Tailwind offers a free trial that lets you schedule and publish up to 100 pins. You also get access to 5 Tailwind Tribes and 30 pins to submit to those tribes. (Tribes are essentially Tailwind’s version of group boards). There’s no time limit on how long you have to use your free trial. Ideally though, you’ll use them up sooner rather than later to gauge Tailwind’s effectiveness for you.
9 | Find a Pinterest strategy that works
I shared in a previous post that I received a lot of foundational knowledge about Pinterest through free materials available online. I was able to set up my Pinterest account but didn’t see it grow the way I wanted to. For most people, just setting up an account as described in the steps above and using Tailwind will get you increased traffic, but you may not see your numbers skyrocket without using an additional strategy.

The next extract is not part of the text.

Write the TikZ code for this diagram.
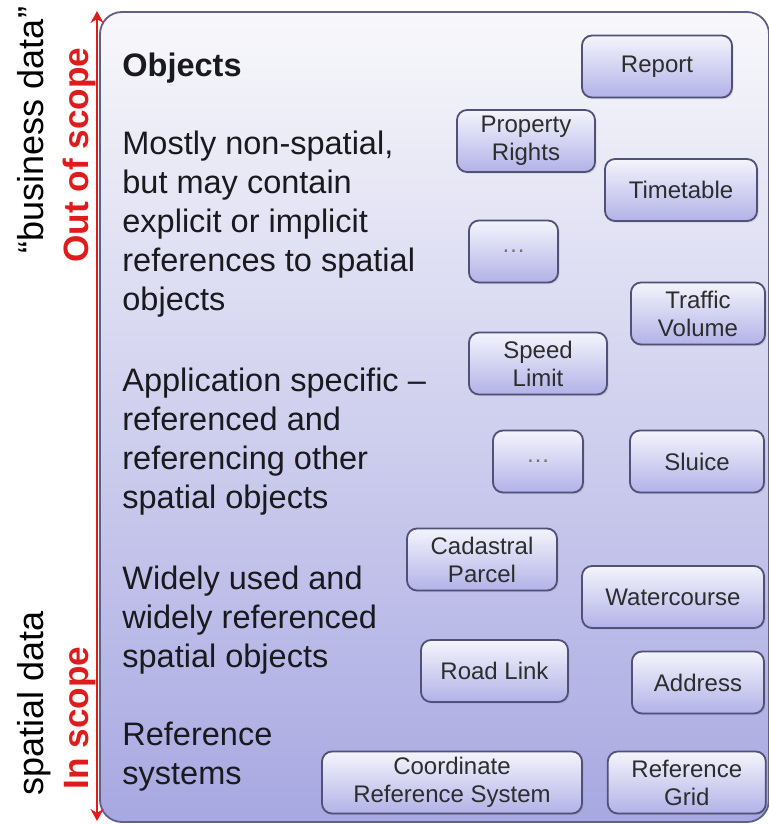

I was so frustrated with months of slow and fluctuating growth that I wanted to give up on Pinterest. That’s when I purchased and implemented the Pinterest Launch Plan by Jennifer Maker Marx. The plan taught me how to go about scheduling my pins strategically and tracking them in order to grow my Pinterest traffic. I’ve used it for two months so far and my Pinterest numbers and blog traffic numbers have shot up. Pinterest is now my number one source of traffic!
10 | Play the Pinterest long game
The last thing I want to point out is that Pinterest is a long game. On top of using the above tips and finding a strategy for growth, you need to give Pinterest time to really work for you. Stick with Pinterest for at least 6 months. You will see short-term improvements by using the PLP mentioned above even at the start of your Pinterest use if you didn’t already use a strategy. In order to see long-term, sustained success on the platform, you need to keep working on Pinterest consistently day after day. This is covered in the PLP too. There’s no magic to Pinterest success. You’ll find it work for you with the tips here and some smart strategy.
There’s a lot more to learn about Pinterest now and in the future. It’s always changing as it tries to meet the needs of content creators and consumers. For now though, I hope you enjoyed learning about how to get started on Pinterest as a new blogger in 2019. I’d love to hear your thoughts and reflections on Pinterest and this post.